I would like to do an in-place multiplication of tensors as follows:
Q is a tensor of size bxnxn (We have b batches of different Q's)
T is a tensor of size nxn
For each batch, I would like to perform T*Q. My current method is to first do T = T.repeat(b,1,1) and then do T*Q. This seems to be wasteful as the copies of T take up valuable space in GPU memory. Is there a better way to do this?

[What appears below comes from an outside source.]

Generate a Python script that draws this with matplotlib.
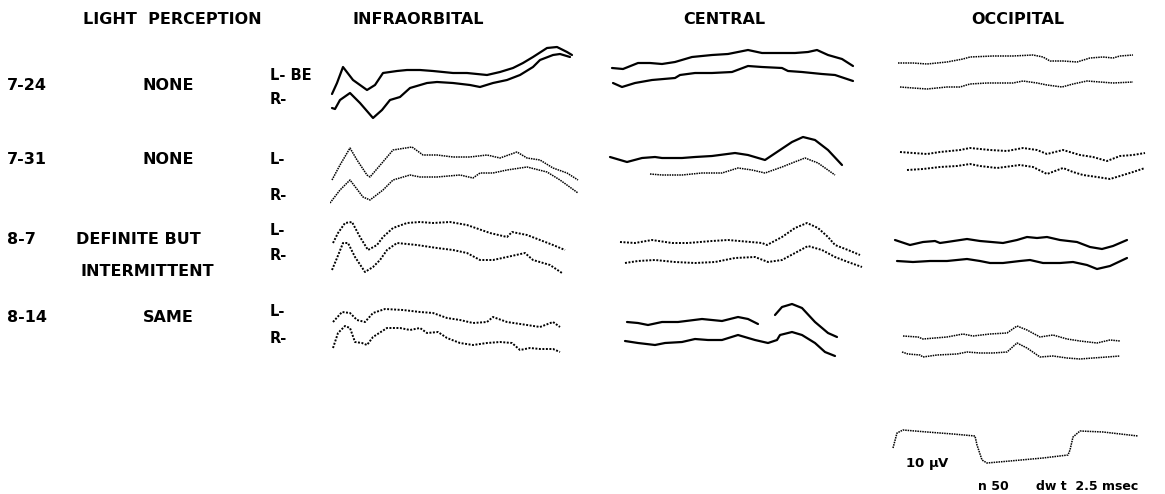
import matplotlib as mpl
mpl.use('Agg')
from matplotlib import pyplot as plt
import numpy as np

# averaged evoked responses.
# t = sweep position (px units from start of each column), v = deflection (negative up, px units)

# INFRAORBITAL
io_724_L_t = [2, 7, 13, 23, 37, 45, 53, 67, 77, 90, 103, 113, 123, 137, 157, 170, 183, 193, 203, 217, 227, 237, 242]
io_724_L_v = [54, 43, 27, 40, 50, 45, 33, 31, 30, 30, 31, 32, 33, 33, 35, 32, 28, 23, 17, 8, 7, 12, 15]
io_724_R_t = [2, 5, 10, 20, 30, 43, 52, 60, 70, 80, 97, 107, 123, 140, 150, 163, 177, 190, 203, 210, 223, 230, 240]
io_724_R_v = [68, 69, 60, 53, 63, 78, 70, 60, 57, 48, 43, 42, 43, 45, 47, 43, 40, 35, 27, 20, 15, 14, 17]

io_731_L_t = [2, 10, 20, 27, 37, 40, 52, 63, 82, 93, 107, 123, 140, 157, 170, 187, 197, 210, 223, 237, 248]
io_731_L_v = [50, 35, 18, 30, 45, 47, 33, 20, 17, 25, 25, 27, 27, 25, 28, 22, 28, 30, 38, 43, 50]
io_731_R_t = [0, 10, 20, 33, 40, 53, 63, 80, 90, 107, 130, 143, 150, 163, 177, 197, 217, 230, 248]
io_731_R_v = [73, 60, 50, 67, 70, 60, 50, 45, 47, 47, 45, 48, 43, 43, 40, 37, 42, 50, 63]

io_87_L_t = [3, 8, 15, 22, 30, 38, 47, 53, 63, 77, 90, 103, 120, 137, 160, 177, 182, 197, 210, 223, 235]
io_87_L_v = [28, 18, 8, 7, 22, 35, 30, 22, 13, 8, 7, 8, 7, 10, 18, 22, 17, 20, 25, 30, 35]
io_87_R_t = [2, 7, 13, 18, 25, 35, 43, 50, 57, 67, 87, 107, 123, 137, 150, 163, 177, 195, 203, 220, 232]
io_87_R_v = [55, 43, 28, 28, 42, 57, 52, 45, 35, 28, 30, 33, 35, 38, 45, 45, 42, 38, 45, 50, 58]

io_814_L_t = [3, 12, 20, 27, 35, 43, 55, 73, 90, 103, 117, 130, 143, 157, 163, 177, 197, 210, 223, 230]
io_814_L_v = [22, 12, 13, 20, 22, 13, 9, 10, 12, 13, 18, 20, 23, 22, 17, 22, 25, 27, 22, 27]
io_814_R_t = [3, 8, 15, 20, 25, 32, 37, 43, 57, 70, 80, 90, 97, 108, 117, 130, 143, 157, 170, 182, 190, 200, 210, 223, 230]
io_814_R_v = [48, 33, 26, 28, 42, 43, 45, 37, 28, 28, 30, 28, 33, 32, 38, 43, 45, 43, 42, 43, 50, 48, 49, 49, 52]

# CENTRAL
ce_724_L_t = [7, 18, 33, 45, 57, 70, 87, 107, 123, 143, 157, 170, 190, 203, 212, 223, 237, 248]
ce_724_L_v = [28, 29, 23, 23, 24, 22, 17, 15, 14, 10, 13, 13, 13, 12, 10, 15, 19, 26]
ce_724_R_t = [8, 17, 30, 47, 70, 75, 90, 107, 127, 143, 157, 177, 183, 197, 217, 230, 248]
ce_724_R_v = [43, 47, 43, 40, 38, 35, 33, 33, 32, 26, 27, 28, 31, 32, 34, 35, 41]

ce_731_L_t = [5, 22, 37, 50, 57, 77, 90, 107, 130, 143, 160, 172, 187, 198, 210, 223, 237]
ce_731_L_v = [27, 32, 28, 27, 28, 28, 27, 26, 23, 25, 30, 22, 12, 7, 10, 20, 35]
ce_731_R_t = [45, 57, 77, 97, 117, 133, 147, 160, 177, 187, 200, 213, 230]
ce_731_R_v = [44, 45, 45, 43, 43, 38, 40, 43, 37, 33, 28, 33, 45]

ce_87_L_t = [15, 30, 47, 67, 83, 107, 123, 157, 162, 177, 190, 202, 213, 223, 230, 243, 255]
ce_87_L_v = [27, 28, 25, 28, 28, 26, 25, 28, 30, 22, 13, 8, 13, 22, 30, 35, 40]
ce_87_R_t = [20, 33, 50, 70, 90, 110, 130, 150, 163, 177, 190, 203, 217, 230, 243, 257]
ce_87_R_v = [48, 46, 45, 47, 48, 47, 43, 42, 47, 45, 38, 31, 35, 42, 47, 52]

ce_814_L_t = [22, 33, 43, 57, 73, 97, 117, 133, 143, 153, np.nan, 170, 177, 187, 197, 210, 223, 232]
ce_814_L_v = [22, 23, 25, 22, 22, 19, 21, 17, 19, 24, np.nan, 15, 7, 4, 8, 22, 33, 37]
ce_814_R_t = [20, 33, 50, 60, 77, 90, 103, 117, 133, 150, 163, 172, 175, 187, 197, 210, 220, 230]
ce_814_R_v = [41, 43, 45, 43, 42, 39, 40, 40, 35, 40, 43, 40, 35, 32, 35, 43, 52, 56]

# OCCIPITAL
oc_724_L_t = [8, 23, 37, 57, 73, 80, 103, 123, 143, 153, 160, 173, 187, 200, 213, 223, 230, 243]
oc_724_L_v = [23, 23, 24, 22, 19, 17, 16, 16, 15, 17, 21, 21, 22, 18, 17, 18, 16, 15]
oc_724_R_t = [10, 23, 37, 57, 70, 80, 97, 110, 123, 133, 147, 157, 172, 183, 197, 210, 223, 243]
oc_724_R_v = [47, 48, 49, 47, 47, 44, 43, 43, 43, 41, 43, 45, 47, 44, 41, 42, 43, 42]

oc_731_L_t = [10, 23, 37, 50, 70, 80, 100, 117, 133, 147, 157, 173, 190, 203, 217, 230, 243, 255]
oc_731_L_v = [22, 23, 24, 22, 20, 18, 20, 21, 18, 20, 24, 20, 25, 27, 31, 26, 25, 23]
oc_731_R_t = [17, 33, 50, 67, 80, 90, 107, 130, 143, 157, 173, 183, 193, 207, 220, 230, 243, 255]
oc_731_R_v = [40, 39, 37, 36, 34, 36, 38, 35, 37, 44, 38, 42, 45, 47, 49, 46, 42, 38]

oc_87_L_t = [5, 20, 33, 45, 50, 57, 77, 90, 113, 127, 137, 147, 157, 170, 187, 200, 212, 223, 237]
oc_87_L_v = [25, 30, 27, 26, 28, 27, 24, 26, 28, 25, 22, 23, 22, 25, 27, 32, 34, 31, 25]
oc_87_R_t = [7, 23, 40, 57, 77, 90, 100, 113, 130, 140, 153, 170, 183, 197, 207, 220, 237]
oc_87_R_v = [46, 47, 46, 46, 44, 46, 48, 48, 46, 45, 48, 48, 47, 50, 54, 51, 43]

oc_814_L_t = [13, 28, 33, 57, 73, 83, 100, 117, 127, 137, 150, 163, 177, 190, 207, 220, 230]
oc_814_L_v = [36, 37, 39, 37, 34, 36, 34, 33, 26, 30, 37, 35, 39, 41, 43, 40, 41]
oc_814_R_t = [12, 18, 30, 33, 47, 67, 77, 90, 103, 117, 127, 137, 150, 163, 177, 190, 203, 217, 230]
oc_814_R_v = [52, 54, 55, 57, 55, 54, 52, 53, 53, 52, 43, 48, 57, 56, 58, 59, 58, 57, 56]

# calibration pulse (10 uV)
cal_t = [3, 7, 13, 37, 63, 85, 87, 92, 97, 120, 153, 178, 180, 183, 190, 213, 248]
cal_v = [28, 13, 10, 12, 14, 16, 25, 40, 43, 41, 38, 35, 30, 17, 11, 12, 16]

columns = ['INFRAORBITAL', 'CENTRAL', 'OCCIPITAL']
dates = ['7-24', '7-31', '8-7', '8-14']
perception = ['NONE', 'NONE', 'DEFINITE BUT\nINTERMITTENT', 'SAME']

W, H = 1165, 494
col_x = [330, 605, 890]
row_top = [40, 130, 215, 300]
PW, PH = 262, 85

def fx(x):
    return x / W

def fy(y):
    return 1 - y / H

def panel(x0, y0):
    ax = fig.add_axes([fx(x0), fy(y0 + PH), PW / W, PH / H])
    ax.set_xlim(0, PW)
    ax.set_ylim(PH, 0)
    ax.axis('off')
    return ax

SOLID = dict(color='k', lw=1.6, ls='-', solid_capstyle='round')
DOT = dict(color='k', lw=1.4, ls=(0, (1, 0.8)))
FINE = dict(color='k', lw=1.1, ls=(0, (1, 0.6)))

traces = {
    (0, 0): [(io_724_L_t, io_724_L_v, SOLID), (io_724_R_t, io_724_R_v, SOLID)],
    (0, 1): [(io_731_L_t, io_731_L_v, FINE), (io_731_R_t, io_731_R_v, FINE)],
    (0, 2): [(io_87_L_t, io_87_L_v, DOT), (io_87_R_t, io_87_R_v, DOT)],
    (0, 3): [(io_814_L_t, io_814_L_v, DOT), (io_814_R_t, io_814_R_v, DOT)],
    (1, 0): [(ce_724_L_t, ce_724_L_v, SOLID), (ce_724_R_t, ce_724_R_v, SOLID)],
    (1, 1): [(ce_731_L_t, ce_731_L_v, SOLID), (ce_731_R_t, ce_731_R_v, FINE)],
    (1, 2): [(ce_87_L_t, ce_87_L_v, DOT), (ce_87_R_t, ce_87_R_v, DOT)],
    (1, 3): [(ce_814_L_t, ce_814_L_v, SOLID), (ce_814_R_t, ce_814_R_v, SOLID)],
    (2, 0): [(oc_724_L_t, oc_724_L_v, FINE), (oc_724_R_t, oc_724_R_v, FINE)],
    (2, 1): [(oc_731_L_t, oc_731_L_v, DOT), (oc_731_R_t, oc_731_R_v, DOT)],
    (2, 2): [(oc_87_L_t, oc_87_L_v, SOLID), (oc_87_R_t, oc_87_R_v, SOLID)],
    (2, 3): [(oc_814_L_t, oc_814_L_v, FINE), (oc_814_R_t, oc_814_R_v, FINE)],
}

plt.rcParams.update({'font.family': 'DejaVu Sans', 'font.weight': 'bold'})
fig = plt.figure(figsize=(W / 100, H / 100), dpi=100)

for (c, r), trs in traces.items():
    ax = panel(col_x[c], row_top[r])
    for t, v, st in trs:
        ax.plot(t, v, **st)

ax = panel(col_x[2], 420)
ax.plot(cal_t, cal_v, **FINE)

# headings
hd = dict(fontsize=11.5, fontweight='bold', ha='center', va='center')
fig.text(fx(172), fy(20), 'LIGHT  PERCEPTION', **hd)
for name, xc in zip(columns, [418, 724, 1018]):
    fig.text(fx(xc), fy(20), name, **hd)

# row labels
date_y = [85, 160, 240, 318]
lab = dict(fontsize=11.5, fontweight='bold', va='center')
for d, p, y in zip(dates, perception, date_y):
    fig.text(fx(7), fy(y), d, ha='left', **lab)
    if '\n' in p:
        a, b = p.split('\n')
        fig.text(fx(138), fy(y), a, ha='center', **lab)
        fig.text(fx(147), fy(272), b, ha='center', **lab)
    else:
        fig.text(fx(168), fy(y), p, ha='center', **lab)

side_labels = ['L- BE', 'R-', 'L-', 'R-', 'L-', 'R-', 'L-', 'R-']
side_y = [75, 100, 160, 195, 230, 255, 312, 338]
for s, y in zip(side_labels, side_y):
    fig.text(fx(270), fy(y), s, ha='left', fontsize=10.5, fontweight='bold', va='center')

fig.text(fx(905), fy(464), '10 $\\mathbf{\\mu}$V', ha='left', va='center', fontsize=9.5, fontweight='bold')
fig.text(fx(978), fy(486), 'n 50', ha='left', va='center', fontsize=9, fontweight='bold')
fig.text(fx(1036), fy(486), 'dw t  2.5 msec', ha='left', va='center', fontsize=9, fontweight='bold')

fig.savefig('out.png', dpi=100, facecolor='white')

You might want to avoid explicitly calling repeat on T and let PyTorch use broadcasting as it would lower the memory usage as seen here:

import torch

print(torch.cuda.memory_allocated()/1024**2) # 0
print(torch.cuda.max_memory_allocated()/1024**2) # 0


b, n = 1024, 1024

Q = torch.randn(b, n, n, device='cuda') # 4096 GB
T = torch.randn(1, n, n, device='cuda') # 4 MB

print(torch.cuda.memory_allocated()/1024**2) # 4100 MB
print(torch.cuda.max_memory_allocated()/1024**2) # 4100 MB

#T = T.repeat(b, 1, 1) # 4GB
#print(torch.cuda.memory_allocated()/1024**2) # 8192 MB
#print(torch.cuda.max_memory_allocated()/1024**2) # 8196 MB

y = T*Q # 4096 MB

print(torch.cuda.memory_allocated()/1024**2) # 8196 MB / 12288 MB with repeat
print(torch.cuda.max_memory_allocated()/1024**2) # 8196 MB / 12288 MB with repeat

You can reuse this code to check the memory usage for your use case and compare both approaches.